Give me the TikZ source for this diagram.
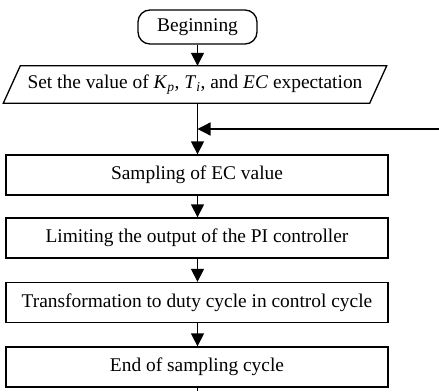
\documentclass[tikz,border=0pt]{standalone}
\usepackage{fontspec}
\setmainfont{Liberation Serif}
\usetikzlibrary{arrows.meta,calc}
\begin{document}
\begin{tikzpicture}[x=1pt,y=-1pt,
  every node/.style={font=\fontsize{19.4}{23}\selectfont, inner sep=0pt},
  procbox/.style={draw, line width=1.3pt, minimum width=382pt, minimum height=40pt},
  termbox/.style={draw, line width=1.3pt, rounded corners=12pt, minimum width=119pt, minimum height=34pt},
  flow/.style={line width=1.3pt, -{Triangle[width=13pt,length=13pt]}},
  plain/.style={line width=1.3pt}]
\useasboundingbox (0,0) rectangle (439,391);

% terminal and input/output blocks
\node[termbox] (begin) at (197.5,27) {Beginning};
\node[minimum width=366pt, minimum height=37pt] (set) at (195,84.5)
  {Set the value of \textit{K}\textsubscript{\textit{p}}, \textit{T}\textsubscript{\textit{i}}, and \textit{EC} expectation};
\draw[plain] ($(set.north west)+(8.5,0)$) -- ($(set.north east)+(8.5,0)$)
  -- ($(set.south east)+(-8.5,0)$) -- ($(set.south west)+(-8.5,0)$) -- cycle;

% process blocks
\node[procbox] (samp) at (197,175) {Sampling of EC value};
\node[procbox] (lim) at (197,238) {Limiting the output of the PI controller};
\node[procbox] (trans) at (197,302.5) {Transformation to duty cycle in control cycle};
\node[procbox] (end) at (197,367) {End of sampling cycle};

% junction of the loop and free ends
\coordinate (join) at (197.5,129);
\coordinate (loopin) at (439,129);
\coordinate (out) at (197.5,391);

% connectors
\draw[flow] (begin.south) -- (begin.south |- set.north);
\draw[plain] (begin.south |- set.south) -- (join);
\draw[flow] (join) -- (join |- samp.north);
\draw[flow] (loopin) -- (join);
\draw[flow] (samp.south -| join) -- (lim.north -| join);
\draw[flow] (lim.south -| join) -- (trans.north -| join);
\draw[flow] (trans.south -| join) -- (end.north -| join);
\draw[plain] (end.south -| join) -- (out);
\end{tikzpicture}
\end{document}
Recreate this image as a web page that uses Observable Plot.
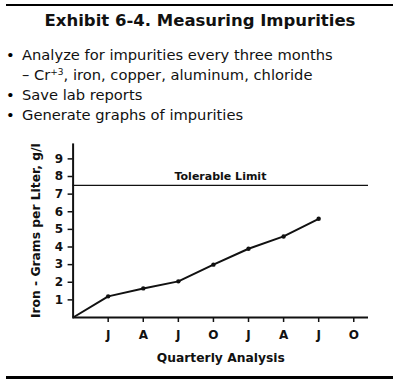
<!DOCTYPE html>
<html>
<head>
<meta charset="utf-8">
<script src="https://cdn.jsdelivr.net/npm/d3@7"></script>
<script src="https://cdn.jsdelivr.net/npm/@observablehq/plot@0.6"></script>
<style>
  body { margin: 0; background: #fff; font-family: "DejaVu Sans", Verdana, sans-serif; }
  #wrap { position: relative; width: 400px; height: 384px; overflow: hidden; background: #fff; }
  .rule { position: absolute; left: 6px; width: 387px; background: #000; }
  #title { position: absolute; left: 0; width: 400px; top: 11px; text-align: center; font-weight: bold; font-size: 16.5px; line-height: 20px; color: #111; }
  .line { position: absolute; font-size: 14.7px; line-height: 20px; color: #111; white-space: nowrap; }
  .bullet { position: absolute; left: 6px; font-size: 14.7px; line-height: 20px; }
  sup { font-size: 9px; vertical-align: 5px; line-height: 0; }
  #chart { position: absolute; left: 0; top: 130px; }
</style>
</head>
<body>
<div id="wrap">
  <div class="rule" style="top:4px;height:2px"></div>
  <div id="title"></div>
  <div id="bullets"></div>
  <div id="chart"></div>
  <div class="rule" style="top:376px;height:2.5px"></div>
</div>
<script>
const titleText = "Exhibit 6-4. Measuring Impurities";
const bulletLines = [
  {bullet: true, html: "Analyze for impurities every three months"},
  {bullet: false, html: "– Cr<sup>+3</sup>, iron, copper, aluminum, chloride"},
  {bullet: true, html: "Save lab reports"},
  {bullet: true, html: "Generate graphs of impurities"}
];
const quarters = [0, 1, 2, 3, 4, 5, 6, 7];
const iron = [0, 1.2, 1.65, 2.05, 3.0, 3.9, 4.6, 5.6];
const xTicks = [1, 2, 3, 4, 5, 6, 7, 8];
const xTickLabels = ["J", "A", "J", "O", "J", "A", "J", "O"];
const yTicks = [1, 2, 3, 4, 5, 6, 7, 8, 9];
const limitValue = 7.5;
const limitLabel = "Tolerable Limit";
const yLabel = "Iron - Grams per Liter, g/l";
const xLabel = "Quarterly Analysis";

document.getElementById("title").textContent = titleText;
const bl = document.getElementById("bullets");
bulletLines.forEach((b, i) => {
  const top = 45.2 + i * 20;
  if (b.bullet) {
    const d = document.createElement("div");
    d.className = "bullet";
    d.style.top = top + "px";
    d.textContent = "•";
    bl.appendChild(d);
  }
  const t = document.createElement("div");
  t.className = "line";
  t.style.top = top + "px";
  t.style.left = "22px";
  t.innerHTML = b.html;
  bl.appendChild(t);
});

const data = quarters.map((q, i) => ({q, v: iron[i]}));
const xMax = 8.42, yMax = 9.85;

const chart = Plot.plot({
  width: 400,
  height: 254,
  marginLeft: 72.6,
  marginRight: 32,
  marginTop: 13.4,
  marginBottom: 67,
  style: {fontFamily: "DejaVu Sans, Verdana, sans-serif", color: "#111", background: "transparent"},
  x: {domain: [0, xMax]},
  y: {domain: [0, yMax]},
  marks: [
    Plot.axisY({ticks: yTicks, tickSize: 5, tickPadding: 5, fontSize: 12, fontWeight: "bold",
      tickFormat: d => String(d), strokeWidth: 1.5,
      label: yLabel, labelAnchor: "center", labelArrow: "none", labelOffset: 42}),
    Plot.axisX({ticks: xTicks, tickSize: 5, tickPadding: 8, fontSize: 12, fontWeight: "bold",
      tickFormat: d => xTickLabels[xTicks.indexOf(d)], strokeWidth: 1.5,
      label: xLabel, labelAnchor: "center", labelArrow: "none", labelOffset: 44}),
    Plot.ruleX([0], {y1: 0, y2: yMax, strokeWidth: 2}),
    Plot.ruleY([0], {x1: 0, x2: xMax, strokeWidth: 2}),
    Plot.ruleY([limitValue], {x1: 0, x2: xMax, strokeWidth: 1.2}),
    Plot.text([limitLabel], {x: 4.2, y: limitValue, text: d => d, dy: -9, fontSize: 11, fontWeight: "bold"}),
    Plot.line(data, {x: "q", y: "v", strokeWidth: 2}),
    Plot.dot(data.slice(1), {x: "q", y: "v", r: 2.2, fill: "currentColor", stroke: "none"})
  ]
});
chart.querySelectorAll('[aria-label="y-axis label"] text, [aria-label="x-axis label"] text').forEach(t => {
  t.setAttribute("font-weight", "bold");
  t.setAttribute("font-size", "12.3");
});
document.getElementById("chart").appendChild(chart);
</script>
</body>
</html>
...
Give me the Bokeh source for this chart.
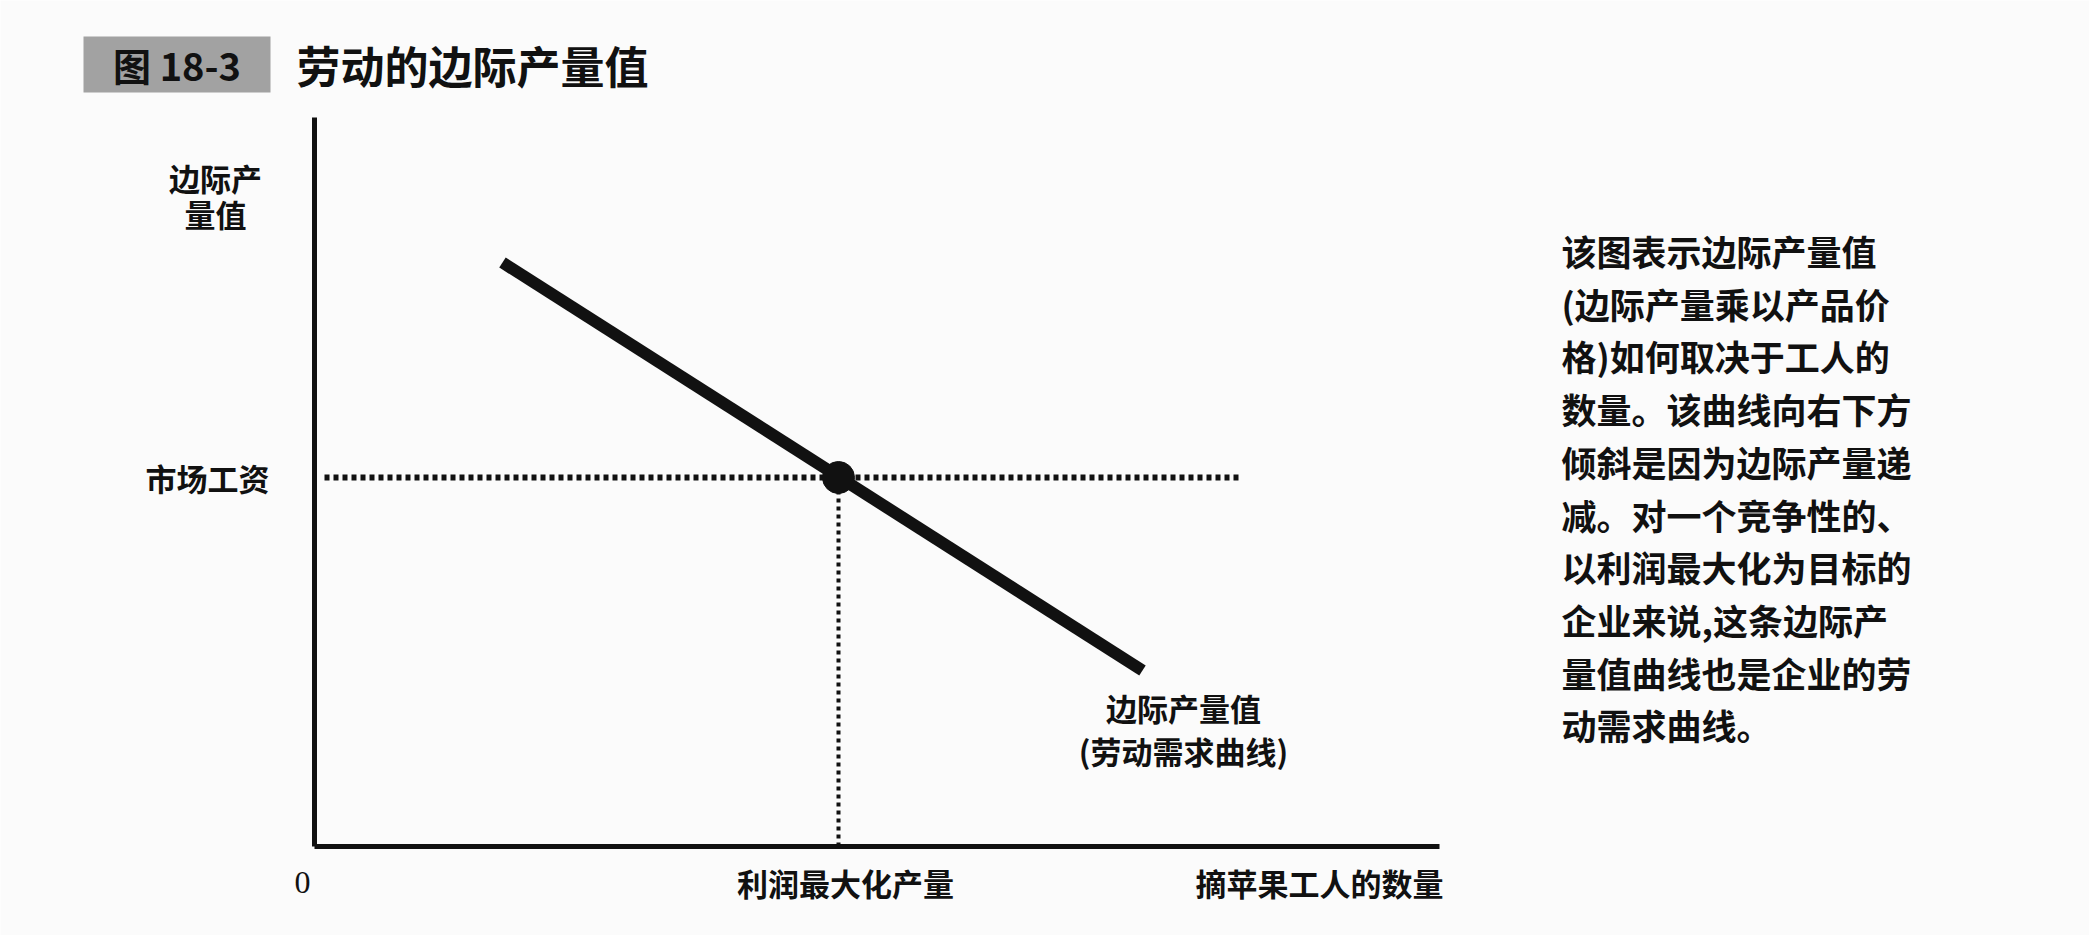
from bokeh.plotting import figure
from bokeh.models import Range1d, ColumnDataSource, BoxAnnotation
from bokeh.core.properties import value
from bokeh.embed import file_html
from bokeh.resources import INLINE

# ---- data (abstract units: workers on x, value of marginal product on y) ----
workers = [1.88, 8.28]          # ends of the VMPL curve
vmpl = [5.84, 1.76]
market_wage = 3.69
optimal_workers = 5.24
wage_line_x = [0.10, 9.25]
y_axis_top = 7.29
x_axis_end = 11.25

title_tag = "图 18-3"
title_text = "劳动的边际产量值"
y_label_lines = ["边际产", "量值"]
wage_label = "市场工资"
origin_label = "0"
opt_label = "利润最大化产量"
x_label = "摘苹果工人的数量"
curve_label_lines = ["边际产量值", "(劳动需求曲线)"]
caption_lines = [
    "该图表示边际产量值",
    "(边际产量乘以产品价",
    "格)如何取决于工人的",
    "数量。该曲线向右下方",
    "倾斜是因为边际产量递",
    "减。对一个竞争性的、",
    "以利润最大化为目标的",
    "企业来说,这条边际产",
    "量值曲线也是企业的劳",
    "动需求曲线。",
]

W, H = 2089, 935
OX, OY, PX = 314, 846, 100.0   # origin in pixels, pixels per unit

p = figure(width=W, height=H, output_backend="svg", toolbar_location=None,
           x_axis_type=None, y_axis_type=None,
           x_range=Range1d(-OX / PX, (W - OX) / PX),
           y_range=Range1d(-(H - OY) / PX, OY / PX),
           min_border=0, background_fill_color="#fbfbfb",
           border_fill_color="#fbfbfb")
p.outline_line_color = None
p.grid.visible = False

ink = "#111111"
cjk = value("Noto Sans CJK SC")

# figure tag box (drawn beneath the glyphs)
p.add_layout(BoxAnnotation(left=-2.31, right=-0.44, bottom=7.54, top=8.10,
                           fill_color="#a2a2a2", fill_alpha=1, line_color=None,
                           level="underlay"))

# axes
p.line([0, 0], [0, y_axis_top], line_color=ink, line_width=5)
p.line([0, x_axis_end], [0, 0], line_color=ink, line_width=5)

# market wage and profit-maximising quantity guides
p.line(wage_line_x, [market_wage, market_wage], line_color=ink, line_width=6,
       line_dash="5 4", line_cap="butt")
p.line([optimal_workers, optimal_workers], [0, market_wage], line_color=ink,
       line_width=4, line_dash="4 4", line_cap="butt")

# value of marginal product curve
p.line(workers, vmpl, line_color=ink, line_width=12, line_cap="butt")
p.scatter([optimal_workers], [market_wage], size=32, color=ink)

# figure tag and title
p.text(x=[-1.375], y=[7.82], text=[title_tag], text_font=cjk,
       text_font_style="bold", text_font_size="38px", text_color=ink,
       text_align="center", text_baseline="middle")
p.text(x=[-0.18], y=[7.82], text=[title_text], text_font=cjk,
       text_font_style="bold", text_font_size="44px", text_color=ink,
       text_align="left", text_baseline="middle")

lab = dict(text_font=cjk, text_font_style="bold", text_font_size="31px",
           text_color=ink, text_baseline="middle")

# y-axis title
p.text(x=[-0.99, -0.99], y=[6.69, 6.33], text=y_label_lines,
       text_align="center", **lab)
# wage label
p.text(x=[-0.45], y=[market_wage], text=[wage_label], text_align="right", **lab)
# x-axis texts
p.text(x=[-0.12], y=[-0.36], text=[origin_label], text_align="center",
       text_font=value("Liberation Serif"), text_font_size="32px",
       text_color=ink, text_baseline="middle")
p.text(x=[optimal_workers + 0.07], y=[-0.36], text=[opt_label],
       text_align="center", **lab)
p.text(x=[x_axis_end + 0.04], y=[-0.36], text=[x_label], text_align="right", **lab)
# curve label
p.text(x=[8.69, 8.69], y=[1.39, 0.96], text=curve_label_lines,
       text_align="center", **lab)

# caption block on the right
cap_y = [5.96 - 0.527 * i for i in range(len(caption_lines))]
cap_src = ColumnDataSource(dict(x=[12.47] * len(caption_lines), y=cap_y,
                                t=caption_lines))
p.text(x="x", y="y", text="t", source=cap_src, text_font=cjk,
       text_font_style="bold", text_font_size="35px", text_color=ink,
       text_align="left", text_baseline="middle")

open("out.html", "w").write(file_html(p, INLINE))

The exercise:
Retype exactly the lines from the one with "Give me the TikZ source for this diagram." through the one with "(0,0) rectangle (439,391);", both included, and nothing else; leave out the pictures.

Solution:
Give me the TikZ source for this diagram.
\documentclass[tikz,border=0pt]{standalone}
\usepackage{fontspec}
\setmainfont{Liberation Serif}
\usetikzlibrary{arrows.meta,calc}
\begin{document}
\begin{tikzpicture}[x=1pt,y=-1pt,
  every node/.style={font=\fontsize{19.4}{23}\selectfont, inner sep=0pt},
  procbox/.style={draw, line width=1.3pt, minimum width=382pt, minimum height=40pt},
  termbox/.style={draw, line width=1.3pt, rounded corners=12pt, minimum width=119pt, minimum height=34pt},
  flow/.style={line width=1.3pt, -{Triangle[width=13pt,length=13pt]}},
  plain/.style={line width=1.3pt}]
\useasboundingbox (0,0) rectangle (439,391);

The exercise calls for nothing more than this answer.